In the continuation of a process that started during the 2013 fall semester, both the campus life and Greek life teams are coming together to make Lipscomb a better place.

The campaign to redefine Lipscomb’s social clubs has been spearheaded by Sam Smith, the associate dean of campus life, and Sam Parnell, the head of Greek life. Together, along with the International Code Council, they spent all of last semester fine-tuning the new club definition into the version seen today.

“We’ve gone through a redefining stage of what Greek life is and what it means to be a part of Greek life,” Smith said. “What we’ve tried to do is we’ve tried to stage the setting for Greek life to be viewed in a positive light. This is the most powerful organization on campus.
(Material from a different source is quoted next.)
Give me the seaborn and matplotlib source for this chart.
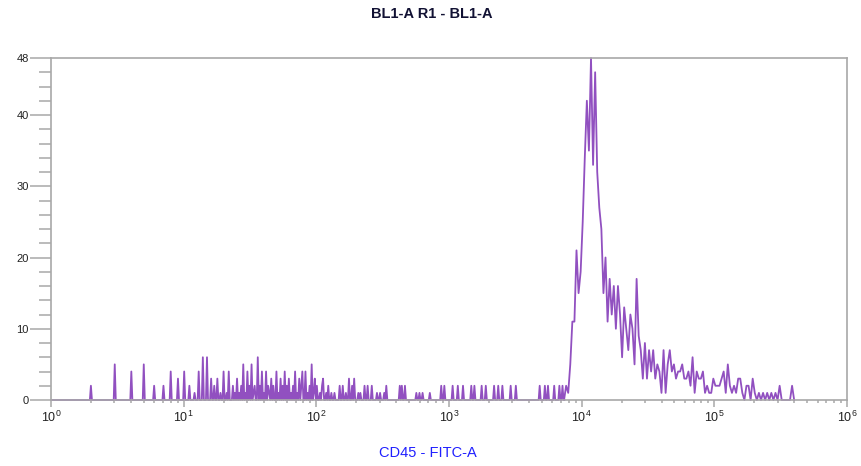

We want students to see it for how powerful and how good it is and really impact the reputation that it had by redefining what it will mean to be a part of Greek life.”

One of the main goals of the redefinition process is to erase any lingering effects of what Smith called “a nationwide bad stigma” when people think of Greek life for any college, including Lipscomb.

The plan is to highlight all of the positive aspects of Greek life, as well as to show what it can bring to the Lipscomb community, including non-Greek students.

“I think nationwide there’s a bad stigma with Greek life,” Smith said. “They’re the frats – the sororities where all kinds of partying takes place, and just by that reputation nationwide, [the stigma] even takes place here on campus. And if there ever is an incident with the club, it gets blown out of proportion. It’s all Greek life that does it. And that’s just not the case.

“They are students, sometimes students, that are part of a Greek system make poor decisions, but so do students who are not part of Greek life. So, this redefinition is really trying to define them in a positive light.”

Members of social clubs across campus are having to get used the new rules and regulations brought about by the redefinition, including the rule of clubs no longer being able to receive funding to officially travel out of town for formals and having to attend three athletic events as a club.

“They basically decided that we can’t go 30 or 35 miles away, so really that limits us to Nashville or Franklin,” Delta Omega Vice President Makenzie Kanyuh said. “But we have some exciting ideas for that, so we’re really excited about it. Formal is formal, and it will be really fun anyway. I would really love to have the out of state formals again. In past years, we went to St. Louis, we went to the beach and it was just a really enjoyable and fun time. But it will be fun no matter what.”

Theta Psi president Zach Bowen is excited about the changes being implemented, as they are in conjuncture with what the Wolves were founded on. Bowen and his club have one advantage over the rest of the clubs on campus when it comes to the new rules. The club was founded in the fall, so they are not steeply entrenched in any traditions.

“Yes, I’m excited about the changes.” Bowen said. “Those are some of the things that Theta Psi was founded on. We want to break down some of the, maybe not walls, but the division between people who are in social clubs and people who aren’t in social clubs.

“We think social clubs are a really good thing on Lipscomb’s campus. We think they can be positive, even for people who aren’t a part of them. We can do things to benefit the whole campus collectively as Lipscomb, and not just a certain small group of students.”

Other notable additions to the social club redefinition will be the clubs’ participation in drug and alcohol awareness events, an emphasis on entrepreneurship and philanthropy opportunities and even a combined effort of helping freshmen move into their dorms on move-in day in the fall.

There are over 500 students involved with Greek life on campus. With that high level of participation comes a high level of power, as well as many sets of eyes watching.

“It is the most powerful organization that we have on campus.” Smith said. “When all of Greek life is talking about the dangers of drugs and alcohol for their peers, it’s more powerful than getting it from a dean saying ‘Hey, don’t drink. Don’t do drugs.’ There’s a lot that can be done by Greek life for student life on campus. It can be a cowboy show. It can be their participation in Singarama, but just the massive numbers and the direction that they’re going in can really impact the campus.”